**Available data**
——————
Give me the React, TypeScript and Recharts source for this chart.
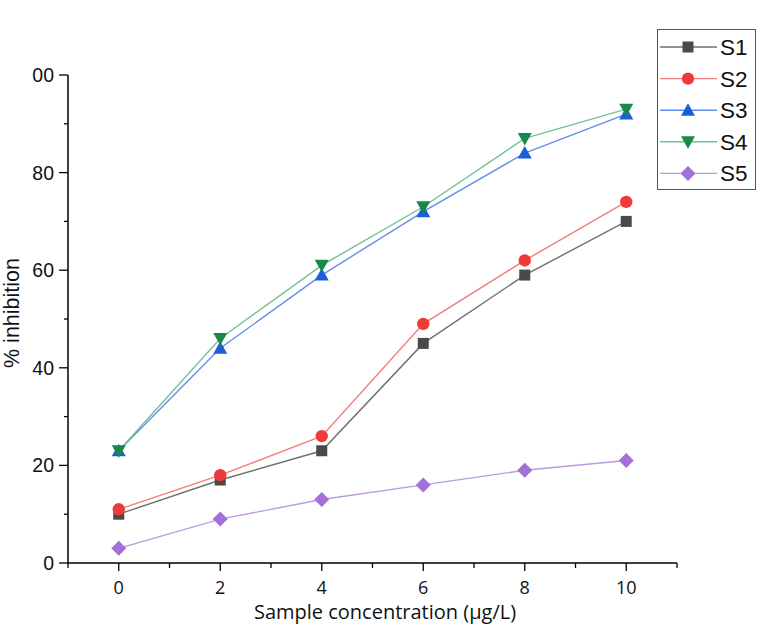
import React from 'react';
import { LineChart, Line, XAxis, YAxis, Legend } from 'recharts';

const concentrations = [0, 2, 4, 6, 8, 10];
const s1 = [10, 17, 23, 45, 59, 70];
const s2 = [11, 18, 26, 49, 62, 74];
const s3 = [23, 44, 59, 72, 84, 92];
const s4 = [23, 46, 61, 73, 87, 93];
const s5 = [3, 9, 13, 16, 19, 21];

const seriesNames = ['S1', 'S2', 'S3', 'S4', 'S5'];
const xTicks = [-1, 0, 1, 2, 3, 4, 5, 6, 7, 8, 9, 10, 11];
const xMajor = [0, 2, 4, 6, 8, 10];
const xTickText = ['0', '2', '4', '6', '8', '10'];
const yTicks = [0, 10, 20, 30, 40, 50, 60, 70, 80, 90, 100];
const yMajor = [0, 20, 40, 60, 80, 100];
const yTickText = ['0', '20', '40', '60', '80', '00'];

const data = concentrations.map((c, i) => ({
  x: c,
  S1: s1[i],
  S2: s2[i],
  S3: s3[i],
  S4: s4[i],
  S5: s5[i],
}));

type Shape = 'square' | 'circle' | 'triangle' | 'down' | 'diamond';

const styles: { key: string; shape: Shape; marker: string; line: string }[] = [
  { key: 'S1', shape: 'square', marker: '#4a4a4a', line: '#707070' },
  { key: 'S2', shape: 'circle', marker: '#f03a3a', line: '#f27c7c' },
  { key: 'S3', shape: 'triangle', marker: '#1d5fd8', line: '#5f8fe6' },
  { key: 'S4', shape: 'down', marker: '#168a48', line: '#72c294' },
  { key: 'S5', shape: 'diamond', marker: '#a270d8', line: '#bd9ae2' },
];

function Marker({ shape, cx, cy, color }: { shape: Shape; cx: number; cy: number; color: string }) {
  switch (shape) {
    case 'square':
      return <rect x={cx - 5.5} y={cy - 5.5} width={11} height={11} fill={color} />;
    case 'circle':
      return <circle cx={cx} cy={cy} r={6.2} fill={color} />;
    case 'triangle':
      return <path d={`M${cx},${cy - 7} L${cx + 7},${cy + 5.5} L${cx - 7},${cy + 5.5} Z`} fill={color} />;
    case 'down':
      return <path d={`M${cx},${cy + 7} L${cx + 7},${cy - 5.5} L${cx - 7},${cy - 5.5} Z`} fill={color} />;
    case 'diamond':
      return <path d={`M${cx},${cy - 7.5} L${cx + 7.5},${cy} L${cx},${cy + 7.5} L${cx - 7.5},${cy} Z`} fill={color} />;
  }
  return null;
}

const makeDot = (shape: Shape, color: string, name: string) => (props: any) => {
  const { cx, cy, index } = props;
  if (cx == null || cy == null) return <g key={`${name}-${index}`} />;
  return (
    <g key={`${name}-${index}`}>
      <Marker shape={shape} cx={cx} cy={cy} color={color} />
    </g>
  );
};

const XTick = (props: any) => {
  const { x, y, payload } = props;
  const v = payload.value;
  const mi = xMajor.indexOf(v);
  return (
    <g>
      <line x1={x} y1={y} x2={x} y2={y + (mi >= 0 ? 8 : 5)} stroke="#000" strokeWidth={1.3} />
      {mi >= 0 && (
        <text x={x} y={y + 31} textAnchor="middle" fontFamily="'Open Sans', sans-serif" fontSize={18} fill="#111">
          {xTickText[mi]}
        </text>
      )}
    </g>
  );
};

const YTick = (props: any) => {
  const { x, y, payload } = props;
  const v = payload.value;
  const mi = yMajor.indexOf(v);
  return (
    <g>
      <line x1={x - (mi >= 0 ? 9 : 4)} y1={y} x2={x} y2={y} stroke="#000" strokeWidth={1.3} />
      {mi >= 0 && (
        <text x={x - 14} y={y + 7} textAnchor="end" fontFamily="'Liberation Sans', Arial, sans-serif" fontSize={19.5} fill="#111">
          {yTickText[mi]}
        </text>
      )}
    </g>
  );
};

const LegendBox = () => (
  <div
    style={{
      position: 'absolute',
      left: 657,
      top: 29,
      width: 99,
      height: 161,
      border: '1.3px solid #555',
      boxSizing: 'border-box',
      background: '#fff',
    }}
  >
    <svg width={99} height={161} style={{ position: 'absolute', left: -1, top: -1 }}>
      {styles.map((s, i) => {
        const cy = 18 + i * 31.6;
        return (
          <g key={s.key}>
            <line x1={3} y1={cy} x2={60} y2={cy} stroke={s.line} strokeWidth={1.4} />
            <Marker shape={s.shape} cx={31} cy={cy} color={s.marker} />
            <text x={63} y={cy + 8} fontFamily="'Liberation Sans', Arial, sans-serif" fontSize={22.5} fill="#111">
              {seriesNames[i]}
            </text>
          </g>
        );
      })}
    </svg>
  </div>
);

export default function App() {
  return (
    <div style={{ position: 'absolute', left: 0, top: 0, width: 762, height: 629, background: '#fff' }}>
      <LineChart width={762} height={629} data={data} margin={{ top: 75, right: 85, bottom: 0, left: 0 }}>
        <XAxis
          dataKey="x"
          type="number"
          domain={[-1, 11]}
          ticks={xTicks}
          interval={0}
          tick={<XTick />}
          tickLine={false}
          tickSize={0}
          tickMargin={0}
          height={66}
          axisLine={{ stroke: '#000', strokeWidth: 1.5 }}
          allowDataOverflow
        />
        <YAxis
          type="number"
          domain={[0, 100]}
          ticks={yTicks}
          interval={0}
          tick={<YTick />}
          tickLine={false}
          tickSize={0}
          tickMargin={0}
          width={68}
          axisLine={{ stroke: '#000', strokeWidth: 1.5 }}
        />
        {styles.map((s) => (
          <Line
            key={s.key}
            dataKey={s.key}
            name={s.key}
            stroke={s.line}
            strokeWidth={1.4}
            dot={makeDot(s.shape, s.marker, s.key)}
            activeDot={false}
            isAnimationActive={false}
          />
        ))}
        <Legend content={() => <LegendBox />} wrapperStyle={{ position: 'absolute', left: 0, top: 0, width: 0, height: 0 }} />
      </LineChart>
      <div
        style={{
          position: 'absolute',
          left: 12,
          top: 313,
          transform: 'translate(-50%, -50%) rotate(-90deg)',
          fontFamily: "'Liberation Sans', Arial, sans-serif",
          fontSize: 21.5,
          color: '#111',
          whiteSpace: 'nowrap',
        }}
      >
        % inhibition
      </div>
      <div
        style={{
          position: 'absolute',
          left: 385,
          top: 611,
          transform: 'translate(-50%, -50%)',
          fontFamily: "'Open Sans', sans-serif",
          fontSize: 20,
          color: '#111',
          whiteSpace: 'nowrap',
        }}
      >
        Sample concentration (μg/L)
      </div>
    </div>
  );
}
——————
Omit the pictures, then output the rest of the listing exactly.

**The response**
Give me the React, TypeScript and Recharts source for this chart.
import React from 'react';
import { LineChart, Line, XAxis, YAxis, Legend } from 'recharts';

const concentrations = [0, 2, 4, 6, 8, 10];
const s1 = [10, 17, 23, 45, 59, 70];
const s2 = [11, 18, 26, 49, 62, 74];
const s3 = [23, 44, 59, 72, 84, 92];
const s4 = [23, 46, 61, 73, 87, 93];
const s5 = [3, 9, 13, 16, 19, 21];

const seriesNames = ['S1', 'S2', 'S3', 'S4', 'S5'];
const xTicks = [-1, 0, 1, 2, 3, 4, 5, 6, 7, 8, 9, 10, 11];
const xMajor = [0, 2, 4, 6, 8, 10];
const xTickText = ['0', '2', '4', '6', '8', '10'];
const yTicks = [0, 10, 20, 30, 40, 50, 60, 70, 80, 90, 100];
const yMajor = [0, 20, 40, 60, 80, 100];
const yTickText = ['0', '20', '40', '60', '80', '00'];

const data = concentrations.map((c, i) => ({
  x: c,
  S1: s1[i],
  S2: s2[i],
  S3: s3[i],
  S4: s4[i],
  S5: s5[i],
}));

type Shape = 'square' | 'circle' | 'triangle' | 'down' | 'diamond';

const styles: { key: string; shape: Shape; marker: string; line: string }[] = [
  { key: 'S1', shape: 'square', marker: '#4a4a4a', line: '#707070' },
  { key: 'S2', shape: 'circle', marker: '#f03a3a', line: '#f27c7c' },
  { key: 'S3', shape: 'triangle', marker: '#1d5fd8', line: '#5f8fe6' },
  { key: 'S4', shape: 'down', marker: '#168a48', line: '#72c294' },
  { key: 'S5', shape: 'diamond', marker: '#a270d8', line: '#bd9ae2' },
];

function Marker({ shape, cx, cy, color }: { shape: Shape; cx: number; cy: number; color: string }) {
  switch (shape) {
    case 'square':
      return <rect x={cx - 5.5} y={cy - 5.5} width={11} height={11} fill={color} />;
    case 'circle':
      return <circle cx={cx} cy={cy} r={6.2} fill={color} />;
    case 'triangle':
      return <path d={`M${cx},${cy - 7} L${cx + 7},${cy + 5.5} L${cx - 7},${cy + 5.5} Z`} fill={color} />;
    case 'down':
      return <path d={`M${cx},${cy + 7} L${cx + 7},${cy - 5.5} L${cx - 7},${cy - 5.5} Z`} fill={color} />;
    case 'diamond':
      return <path d={`M${cx},${cy - 7.5} L${cx + 7.5},${cy} L${cx},${cy + 7.5} L${cx - 7.5},${cy} Z`} fill={color} />;
  }
  return null;
}

const makeDot = (shape: Shape, color: string, name: string) => (props: any) => {
  const { cx, cy, index } = props;
  if (cx == null || cy == null) return <g key={`${name}-${index}`} />;
  return (
    <g key={`${name}-${index}`}>
      <Marker shape={shape} cx={cx} cy={cy} color={color} />
    </g>
  );
};

const XTick = (props: any) => {
  const { x, y, payload } = props;
  const v = payload.value;
  const mi = xMajor.indexOf(v);
  return (
    <g>
      <line x1={x} y1={y} x2={x} y2={y + (mi >= 0 ? 8 : 5)} stroke="#000" strokeWidth={1.3} />
      {mi >= 0 && (
        <text x={x} y={y + 31} textAnchor="middle" fontFamily="'Open Sans', sans-serif" fontSize={18} fill="#111">
          {xTickText[mi]}
        </text>
      )}
    </g>
  );
};

const YTick = (props: any) => {
  const { x, y, payload } = props;
  const v = payload.value;
  const mi = yMajor.indexOf(v);
  return (
    <g>
      <line x1={x - (mi >= 0 ? 9 : 4)} y1={y} x2={x} y2={y} stroke="#000" strokeWidth={1.3} />
      {mi >= 0 && (
        <text x={x - 14} y={y + 7} textAnchor="end" fontFamily="'Liberation Sans', Arial, sans-serif" fontSize={19.5} fill="#111">
          {yTickText[mi]}
        </text>
      )}
    </g>
  );
};

const LegendBox = () => (
  <div
    style={{
      position: 'absolute',
      left: 657,
      top: 29,
      width: 99,
      height: 161,
      border: '1.3px solid #555',
      boxSizing: 'border-box',
      background: '#fff',
    }}
  >
    <svg width={99} height={161} style={{ position: 'absolute', left: -1, top: -1 }}>
      {styles.map((s, i) => {
        const cy = 18 + i * 31.6;
        return (
          <g key={s.key}>
            <line x1={3} y1={cy} x2={60} y2={cy} stroke={s.line} strokeWidth={1.4} />
            <Marker shape={s.shape} cx={31} cy={cy} color={s.marker} />
            <text x={63} y={cy + 8} fontFamily="'Liberation Sans', Arial, sans-serif" fontSize={22.5} fill="#111">
              {seriesNames[i]}
            </text>
          </g>
        );
      })}
    </svg>
  </div>
);

export default function App() {
  return (
    <div style={{ position: 'absolute', left: 0, top: 0, width: 762, height: 629, background: '#fff' }}>
      <LineChart width={762} height={629} data={data} margin={{ top: 75, right: 85, bottom: 0, left: 0 }}>
        <XAxis
          dataKey="x"
          type="number"
          domain={[-1, 11]}
          ticks={xTicks}
          interval={0}
          tick={<XTick />}
          tickLine={false}
          tickSize={0}
          tickMargin={0}
          height={66}
          axisLine={{ stroke: '#000', strokeWidth: 1.5 }}
          allowDataOverflow
        />
        <YAxis
          type="number"
          domain={[0, 100]}
          ticks={yTicks}
          interval={0}
          tick={<YTick />}
          tickLine={false}
          tickSize={0}
          tickMargin={0}
          width={68}
          axisLine={{ stroke: '#000', strokeWidth: 1.5 }}
        />
        {styles.map((s) => (
          <Line
            key={s.key}
            dataKey={s.key}
            name={s.key}
            stroke={s.line}
            strokeWidth={1.4}
            dot={makeDot(s.shape, s.marker, s.key)}
            activeDot={false}
            isAnimationActive={false}
          />
        ))}
        <Legend content={() => <LegendBox />} wrapperStyle={{ position: 'absolute', left: 0, top: 0, width: 0, height: 0 }} />
      </LineChart>
      <div
        style={{
          position: 'absolute',
          left: 12,
          top: 313,
          transform: 'translate(-50%, -50%) rotate(-90deg)',
          fontFamily: "'Liberation Sans', Arial, sans-serif",
          fontSize: 21.5,
          color: '#111',
          whiteSpace: 'nowrap',
        }}
      >
        % inhibition
      </div>
      <div
        style={{
          position: 'absolute',
          left: 385,
          top: 611,
          transform: 'translate(-50%, -50%)',
          fontFamily: "'Open Sans', sans-serif",
          fontSize: 20,
          color: '#111',
          whiteSpace: 'nowrap',
        }}
      >
        Sample concentration (μg/L)
      </div>
    </div>
  );
}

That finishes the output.